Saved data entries

— Start —

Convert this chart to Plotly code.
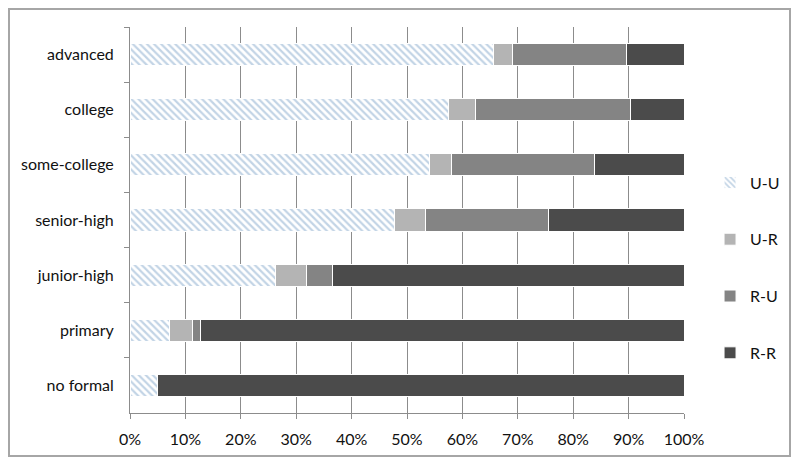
import plotly.graph_objects as go

categories = ["advanced", "college", "some-college", "senior-high", "junior-high", "primary", "no formal"]
series_names = ["U-U", "U-R", "R-U", "R-R"]
uu = [65.7, 57.5, 54.0, 47.7, 26.2, 7.2, 5.0]
ur = [3.4, 4.9, 4.1, 5.7, 5.6, 4.1, 0.0]
ru = [20.6, 27.9, 25.8, 22.2, 4.7, 1.5, 0.0]
rr = [10.3, 9.7, 16.1, 24.4, 63.5, 87.2, 95.0]
tick_vals = [0, 10, 20, 30, 40, 50, 60, 70, 80, 90, 100]
tick_text = [f"{v}%" for v in tick_vals]

colors = ["#ffffff", "#b4b4b4", "#848484", "#4b4b4b"]
values = [uu, ur, ru, rr]

fig = go.Figure()
for i, (name, vals) in enumerate(zip(series_names, values)):
    marker = dict(color=colors[i], line=dict(color="#ffffff", width=1))
    if i == 0:
        marker["pattern"] = dict(shape="\\", fgcolor="#86a9cc", bgcolor="#ffffff",
                                 size=5, solidity=0.45, fillmode="overlay")
    fig.add_trace(go.Bar(
        y=categories, x=vals, name=name, orientation="h",
        marker=marker, legendgroup=name,
    ))

fig.update_layout(
    barmode="stack",
    bargap=0.6,
    width=800, height=468,
    margin=dict(l=122, r=124, t=19, b=63),
    paper_bgcolor="#ffffff",
    plot_bgcolor="#ffffff",
    font=dict(family="Lato, Open Sans, sans-serif", size=16, color="#111111"),
    legend=dict(
        x=1.047, y=0.3756, xanchor="left", yanchor="middle",
        traceorder="grouped", tracegroupgap=33,
        font=dict(size=16), itemwidth=30,
    ),
    xaxis=dict(
        range=[0, 100], tickvals=tick_vals, ticktext=tick_text,
        showgrid=True, gridcolor="#8c8c8c", gridwidth=1,
        showline=True, linecolor="#8c8c8c", linewidth=1,
        ticks="outside", ticklen=5, tickcolor="#8c8c8c",
        ticklabelstandoff=7,
        zeroline=False, fixedrange=True,
    ),
    yaxis=dict(
        categoryorder="array", categoryarray=categories, autorange="reversed",
        showline=True, linecolor="#8c8c8c", linewidth=1,
        ticks="outside", ticklen=5, tickcolor="#8c8c8c", tickson="boundaries",
        showgrid=False, ticklabelstandoff=12,
    ),
)

# outer frame
fig.add_shape(type="rect", xref="paper", yref="paper",
              x0=(1 - 122) / 554, x1=(782 - 122) / 554,
              y0=(405 - 448) / 386, y1=(405 - 1) / 386,
              line=dict(color="#a6a6a6", width=2), fillcolor="rgba(0,0,0,0)", layer="below")

fig.write_html("out.html")
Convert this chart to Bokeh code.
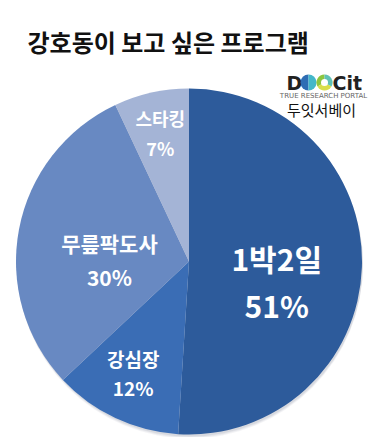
import numpy as np
from bokeh.plotting import figure
from bokeh.models import Range1d, ColumnDataSource
from bokeh.core.properties import value
from bokeh.embed import file_html
from bokeh.resources import INLINE

# ---- data ----
title = "강호동이 보고 싶은 프로그램"
programs = ["1박2일", "강심장", "무릎팍도사", "스타킹"]
shares = [51, 12, 30, 7]
brand = "두잇서베이"
logo_tag = "TRUE RESEARCH PORTAL"

# ---- style / layout ----
colors = ["#2D5B9B", "#3A6DB5", "#6889C2", "#A4B4D6"]
W, H = 380, 437
CX, CY, R = 188.5, 261.0, 173.0
label_rfrac = [0.52, 0.72, 0.46, 0.76]
label_nudge = [11.0, 1.4, -10.0, 0.0]
label_size = [30, 19, 21, 18]
label_gap = [47, 29, 34, 30]
KFONT = "Noto Sans CJK KR"

p = figure(width=W, height=H, x_range=Range1d(0, W), y_range=Range1d(H, 0),
           x_axis_type=None, y_axis_type=None, toolbar_location=None,
           output_backend="svg", min_border=0, outline_line_color=None,
           background_fill_color="white", border_fill_color="white")
p.grid.visible = False

vals = np.array(shares, dtype=float)
frac = vals / vals.sum()
cum_end = np.cumsum(frac)
cum_start = cum_end - frac
start_ang = np.deg2rad(90 - cum_end * 360)
end_ang = np.deg2rad(90 - cum_start * 360)

# soft shadow
for k, a in [(4, 0.05), (3, 0.06), (2, 0.08)]:
    p.circle(x=CX + 1, y=CY + k, radius=R, fill_color="#203050", fill_alpha=a, line_color=None)

src = ColumnDataSource(dict(start=start_ang, end=end_ang, color=colors))
p.wedge(x=CX, y=CY, radius=R, start_angle="start", end_angle="end",
        direction="anticlock", fill_color="color", line_color=None, source=src)

mid = np.deg2rad((cum_start + cum_end) / 2 * 360 + np.array(label_nudge))
lx = CX + R * np.array(label_rfrac) * np.sin(mid)
ly = CY - R * np.array(label_rfrac) * np.cos(mid)
gap = np.array(label_gap, dtype=float)
pct = [f"{v}%" for v in shares]
lsrc = ColumnDataSource(dict(
    x=np.concatenate([lx, lx]),
    y=np.concatenate([ly - gap / 2, ly + gap / 2]),
    t=programs + pct,
    fs=[f"{s}px" for s in label_size] * 2,
))
p.text(x="x", y="y", text="t", source=lsrc, text_font=value(KFONT),
       text_font_size="fs", text_font_style="bold", text_color="white",
       text_align="center", text_baseline="middle")

# title
p.text(x=[27], y=[41], text=[title], text_font=value(KFONT), text_font_size="24px",
       text_font_style="bold", text_color="#111111", text_align="left",
       text_baseline="middle")

# logo
p.text(x=[286], y=[82], text=["D"], text_font=value("DejaVu Sans"), text_font_size="19px",
       text_font_style="bold", text_color="#222222", text_align="left", text_baseline="middle")
p.wedge(x=[308, 308], y=[82, 82], radius=8, start_angle=[np.pi / 2, -np.pi / 2],
        end_angle=[3 * np.pi / 2, np.pi / 2], fill_color=["#2E6DB4", "#43B7C9"], line_color=None)
p.wedge(x=[324, 324, 324], y=[82, 82, 82], radius=8,
        start_angle=[np.pi / 2, 7 * np.pi / 6, 11 * np.pi / 6],
        end_angle=[7 * np.pi / 6, 11 * np.pi / 6, 5 * np.pi / 2],
        fill_color=["#8CC63F", "#D9DE4A", "#5FC1B5"], line_color=None)
p.circle(x=[324], y=[82], radius=3.5, fill_color="white", line_color=None)
p.text(x=[332], y=[82], text=["Cit"], text_font=value("DejaVu Sans"), text_font_size="19px",
       text_font_style="bold", text_color="#222222", text_align="left", text_baseline="middle")
p.text(x=[323], y=[95], text=[logo_tag], text_font=value("DejaVu Sans"), text_font_size="7px",
       text_color="#666666", text_align="center", text_baseline="middle")
p.text(x=[321], y=[109], text=[brand], text_font=value(KFONT), text_font_size="15px",
       text_color="#111111", text_align="center", text_baseline="middle")

open("out.html", "w").write(file_html(p, INLINE))
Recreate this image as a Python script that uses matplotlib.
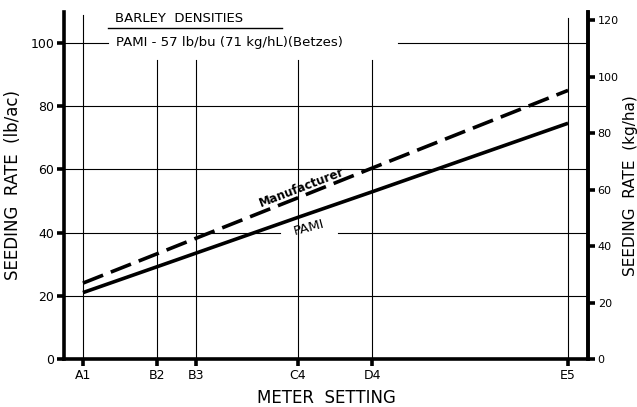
"""Barley seeding rate vs meter setting (PAMI vs manufacturer)."""

import matplotlib
matplotlib.use("Agg")
import matplotlib.pyplot as plt

# meter settings and their position on the (nonlinear) setting scale
settings = ["A1", "B2", "B3", "C4", "D4", "E5"]
setting_pos = [0.0, 15.3, 23.3, 44.3, 59.6, 100.0]

# seeding rate (lb/ac)
pami_rate = [21.0, 29.2, 33.5, 44.8, 52.9, 74.6]
manufacturer_rate = [24.0, 33.3, 38.2, 51.0, 60.4, 85.0]

left_ticks = [0, 20, 40, 60, 80, 100]
right_ticks = [0, 20, 40, 60, 80, 100, 120]
LB_TO_KG = 1.12

XMIN, XMAX = -3.9, 104.1
YMAX = 109.8

fig = plt.figure(figsize=(6.37, 4.07), dpi=100)
ax = fig.add_axes([0.1005, 0.118, 0.8225, 0.8525])
ax.set_xlim(XMIN, XMAX)
ax.set_ylim(0, YMAX)

grid_kw = dict(color="black", lw=0.8, zorder=1)
# horizontal grid lines
for y in [20, 60, 80]:
    ax.plot([XMIN, XMAX], [y, y], **grid_kw)
ax.plot([XMIN, 5.2], [100, 100], **grid_kw)
ax.plot([64.9, XMAX], [100, 100], **grid_kw)
ax.plot([XMIN, 40.6], [40, 40], **grid_kw)
ax.plot([52.6, XMAX], [40, 40], **grid_kw)
# vertical grid lines
for name, x in zip(settings, setting_pos):
    top = {"A1": 108.9, "E5": 107.9}.get(name, 94.6)
    ax.plot([x, x], [0, top], **grid_kw)

ax.plot(setting_pos, pami_rate, color="black", lw=2.6, solid_capstyle="butt", zorder=3)
ax.plot(setting_pos, manufacturer_rate, color="black", lw=2.6,
        dashes=(6.0, 2.3), dash_capstyle="butt", zorder=3)

ax.text(45.2, 54.3, "Manufacturer", rotation=21, ha="center", va="center",
        fontsize=8.5, fontweight="bold", zorder=4)
ax.text(46.6, 41.6, "PAMI", rotation=15, ha="center", va="center",
        fontsize=9.5, zorder=4)

ax.text(6.6, 107.9, "BARLEY  DENSITIES", ha="left", va="center", fontsize=9.5)
ax.plot([5.2, 41.0], [104.6, 104.6], color="black", lw=1.0)
ax.text(6.8, 100.3, "PAMI - 57 lb/bu (71 kg/hL)(Betzes)", ha="left", va="center",
        fontsize=9.5)

for side in ["left", "bottom", "right"]:
    ax.spines[side].set_linewidth(2.6)
ax.spines["top"].set_visible(False)

ax.set_xticks(setting_pos)
ax.set_xticklabels(settings)
ax.set_yticks(left_ticks)
ax.tick_params(axis="both", direction="out", length=5, width=2.6, labelsize=9, pad=2)
ax.set_xlabel("METER  SETTING", fontsize=12, labelpad=5)
ax.set_ylabel("SEEDING  RATE  (lb/ac)", fontsize=12, labelpad=6)

ax2 = ax.twinx()
ax2.set_ylim(0, YMAX * LB_TO_KG)
ax2.set_yticks(right_ticks)
ax2.spines["top"].set_visible(False)
ax2.spines["right"].set_linewidth(2.6)
ax2.spines["left"].set_visible(False)
ax2.spines["bottom"].set_visible(False)
ax2.tick_params(axis="y", direction="out", length=5, width=2.6, labelsize=8, pad=2)
ax2.set_ylabel("SEEDING  RATE  (kg/ha)", fontsize=11, labelpad=3)

fig.savefig("out.png", dpi=100)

— End —

*Your goal*
Exactly and only the lines from the top of the records down to the line containing "v in tick_vals]" should be transcribed, please, without the pictures.

*Answer to the task*
Convert this chart to Plotly code.
import plotly.graph_objects as go

categories = ["advanced", "college", "some-college", "senior-high", "junior-high", "primary", "no formal"]
series_names = ["U-U", "U-R", "R-U", "R-R"]
uu = [65.7, 57.5, 54.0, 47.7, 26.2, 7.2, 5.0]
ur = [3.4, 4.9, 4.1, 5.7, 5.6, 4.1, 0.0]
ru = [20.6, 27.9, 25.8, 22.2, 4.7, 1.5, 0.0]
rr = [10.3, 9.7, 16.1, 24.4, 63.5, 87.2, 95.0]
tick_vals = [0, 10, 20, 30, 40, 50, 60, 70, 80, 90, 100]
tick_text = [f"{v}%" for v in tick_vals]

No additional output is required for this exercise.